Another rocky chapter of labour relations closed Monday with city council endorsing contracts for CUPE Local 79 full-time and some part-time workers.
Mayor Rob Ford called the endorsement “a historic day for labour peace in Toronto,” and said the deal will save taxpayers $50 million over the four-year term.
“Our front-line workers understand that times are tough out there. Even though Toronto is stronger than many global cities, our economy is still very fragile. This is not the time to ask taxpayers to pay more,” he said.
Monday’s vote passed 40-1 with Coun. Paula Fletcher casting the only dissenting vote. The deal covers 13,000 of 23,000 inside employees.
Two other groups of workers represented by the CUPE Local 79 remain in flux. About 8,600 part-time recreation workers will vote on the city’s adjusted offer Tuesday. The deal has been recommended by the union.
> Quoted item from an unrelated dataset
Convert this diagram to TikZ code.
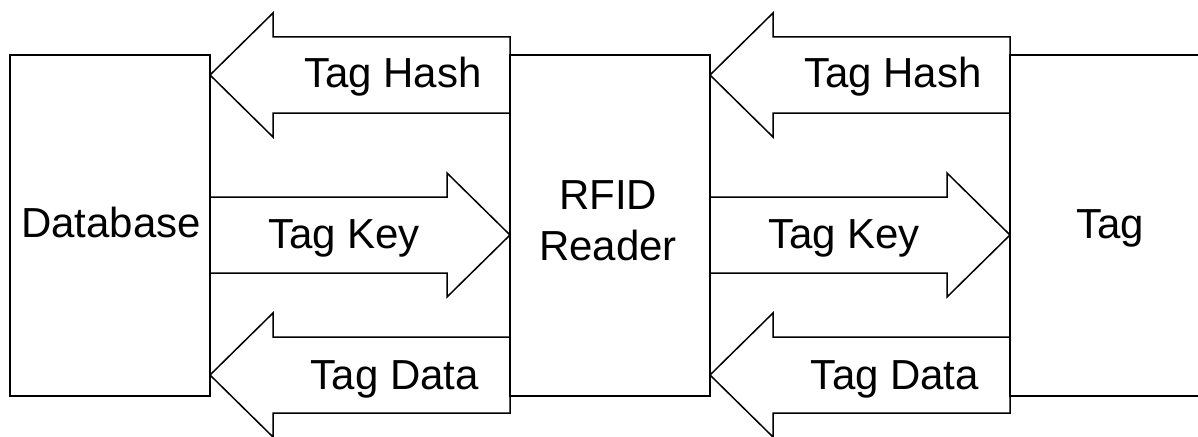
\documentclass[tikz,border=0pt]{standalone}
\usepackage{fontspec}
\setmainfont{Liberation Sans}
\begin{document}
\begin{tikzpicture}[x=1pt,y=-1pt,
  line width=1.5pt, line join=miter,
  box/.style={draw, rectangle, inner sep=0pt},
  lbl/.style={anchor=base, inner sep=0pt, font=\fontsize{42}{51}\selectfont},
  blk/.style={draw}]
\useasboundingbox (0,0) rectangle (1198,436);
\begin{scope}
\clip (0,0) rectangle (1198,436);
% boxes
\node[box, minimum width=200pt, minimum height=341pt] (db) at (110,225.5) {};
\node[box, minimum width=200pt, minimum height=341pt] (rd) at (610,225.5) {};
\node[box, minimum width=220pt, minimum height=341pt] (tg) at (1120,225.5) {};
% coordinates of arrow rows
\foreach \sx/\nm in {210/a, 710/b}{
  % Tag Hash (left-pointing), centre y=75
  \draw[blk] (\sx,75) -- ++(63,-62) -- ++(0,24) -- ++(237,0) -- ++(0,76) -- ++(-237,0) -- ++(0,24) -- cycle;
  % Tag Key (right-pointing), centre y=235
  \draw[blk] (\sx,197) -- ++(237,0) -- ++(0,-24) -- ++(63,62) -- ++(-63,62) -- ++(0,-24) -- ++(-237,0) -- cycle;
  % Tag Data (left-pointing), centre y=375
  \draw[blk] (\sx,375) -- ++(63,-62) -- ++(0,24) -- ++(237,0) -- ++(0,76) -- ++(-237,0) -- ++(0,24) -- cycle;
}
\end{scope}
% labels
\node[lbl] (dbl) at (111,237) {Database};
\node[lbl] (rd1) at (608,209) {RFID};
\node[lbl] (rd2) at (608,260) {Reader};
\node[lbl] (tgl) at (1110,238) {Tag};
\node[lbl] (h1) at (393,87) {Tag Hash};
\node[lbl] (k1) at (344,248) {Tag Key};
\node[lbl] (d1) at (395,389) {Tag Data};
\node[lbl] (h2) at (893,87) {Tag Hash};
\node[lbl] (k2) at (844,248) {Tag Key};
\node[lbl] (d2) at (895,389) {Tag Data};
\end{tikzpicture}
\end{document}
Negotiations between the city and its 1,900 long-term care workers have gone to arbitration.
Local 79 represents civil servants, child care workers, ambulance dispatchers, parks and recreation staff, nurses and janitors.
The rights of part-time workers and job security were the main sticking points in negotiations.
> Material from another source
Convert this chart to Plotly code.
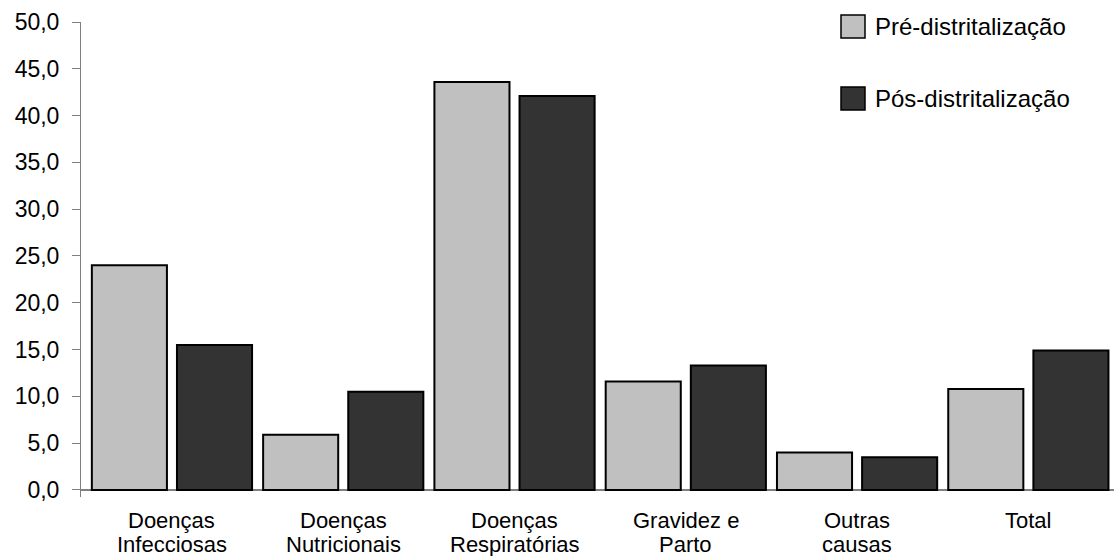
import plotly.graph_objects as go

# Data
categories = ["Doenças<br>Infecciosas", "Doenças<br>Nutricionais", "Doenças<br>Respiratórias",
              "Gravidez e<br>Parto", "Outras<br>causas", "Total"]
series_names = ["Pré-distritalização", "Pós-distritalização"]
pre_values = [24.0, 5.9, 43.6, 11.6, 4.0, 10.8]
pos_values = [15.5, 10.5, 42.1, 13.3, 3.5, 14.9]
y_ticks = [0, 5, 10, 15, 20, 25, 30, 35, 40, 45, 50]

colors = ["#C0C0C0", "#333333"]
FONT = "Liberation Sans, Arial, sans-serif"

W, H = 1115, 556
L, R, T, B = 81, 1, 22, 59
plot_w = W - L - R
plot_h = H - T - B

x_idx = list(range(len(categories)))

fig = go.Figure()
for name, vals, col in zip(series_names, [pre_values, pos_values], colors):
    fig.add_bar(x=x_idx, y=vals, name=name,
                marker=dict(color=col, line=dict(color="#000000", width=2)),
                showlegend=False)

# Category labels, one annotation per text line
annotations = []
first_line_y = 520  # pixel centre of the first label line
line_step = 24
for i, cat in enumerate(categories):
    for j, line in enumerate(cat.split("<br>")):
        annotations.append(dict(x=i, xref="x", y=0, yref="paper", yanchor="middle", xanchor="center",
                                yshift=(H - B) - first_line_y - j * line_step,
                                text=line, showarrow=False,
                                font=dict(family=FONT, size=22, color="#000000")))


def px_x(p):
    return (p - L) / plot_w


def px_y(p):
    return (H - B - p) / plot_h


# Legend drawn as boxes plus labels
shapes = []
legend_rows = [(15, 38), (87, 110)]
for (y0, y1), name, col in zip(legend_rows, series_names, colors):
    shapes.append(dict(type="rect", xref="paper", yref="paper",
                       x0=px_x(841), x1=px_x(865), y0=px_y(y1), y1=px_y(y0),
                       fillcolor=col, line=dict(color="#000000", width=1.5)))
    annotations.append(dict(x=px_x(873), y=px_y((y0 + y1) / 2), xref="paper", yref="paper",
                            xanchor="left", yanchor="middle", text=name, showarrow=False,
                            font=dict(family=FONT, size=24, color="#000000")))

fig.update_layout(
    width=W, height=H,
    margin=dict(l=L, r=R, t=T, b=B),
    paper_bgcolor="#FFFFFF", plot_bgcolor="#FFFFFF",
    barmode="group", bargap=0.006, bargroupgap=0.118,
    separators=",.",
    font=dict(family=FONT, color="#000000"),
    shapes=shapes, annotations=annotations,
    showlegend=False,
)
fig.update_xaxes(range=[-0.531, 5.5], showticklabels=False, ticks="", showline=False,
                 showgrid=False, zeroline=False, fixedrange=True)
fig.update_yaxes(range=[-0.75, 50], tickvals=y_ticks, tickformat=".1f", ticks="outside", ticklen=8,
                 tickcolor="#808080", tickwidth=1, showline=True, linecolor="#808080", linewidth=1,
                 showgrid=False, zeroline=True, zerolinecolor="#808080", zerolinewidth=1.5,
                 tickfont=dict(family=FONT, size=23, color="#000000"), ticklabelstandoff=8)

fig.write_html("out.html")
In February, the city endorsed a new contract for outside workers represented by CUPE Local 416. That deal offered a six per cent wage increase. The so-called jobs-for-life provision was modified to protect workers with 15 years of service or more from contracting out.
Deputy Mayor Doug Holyday had said the city offered the inside workers a similar deal.
On Monday, the mayor said, “This new [CUPE Local 79] contract provides many benefits. Management and front-line staff can now work more flexibly to provide improved customer service without increasing costs. Our employees will receive modest wage increases while maintaining some of the best terms of employment anywhere in the country.”
“We’ve established a new benchmark that governments across Canada are watching as they struggle to meet their own challenges.”
Coun. Karen Stintz praised Ford’s “political will” — “if it wasn’t for that I don’t think we would be here today.”
Stintz recalled a time when Toronto was called “New York run by the Swiss.”
“Over time … I can’t pinpoint when it is that we lost that brand and I think now the opportunity before us today is to regain that brand,” she said.
Coun. Joe Mihevc praised city workers for voting in favour of a contract that offers wage increases that aren’t “consistent with the rate of inflation.”
He said his vote in favour of the contracts was “my way of saying, we were in a pinch, [workers] contributed. Now let’s find a way forward that rebuilds some of the frayed relationships between employees and employer that we’ve witnessed in the last while.”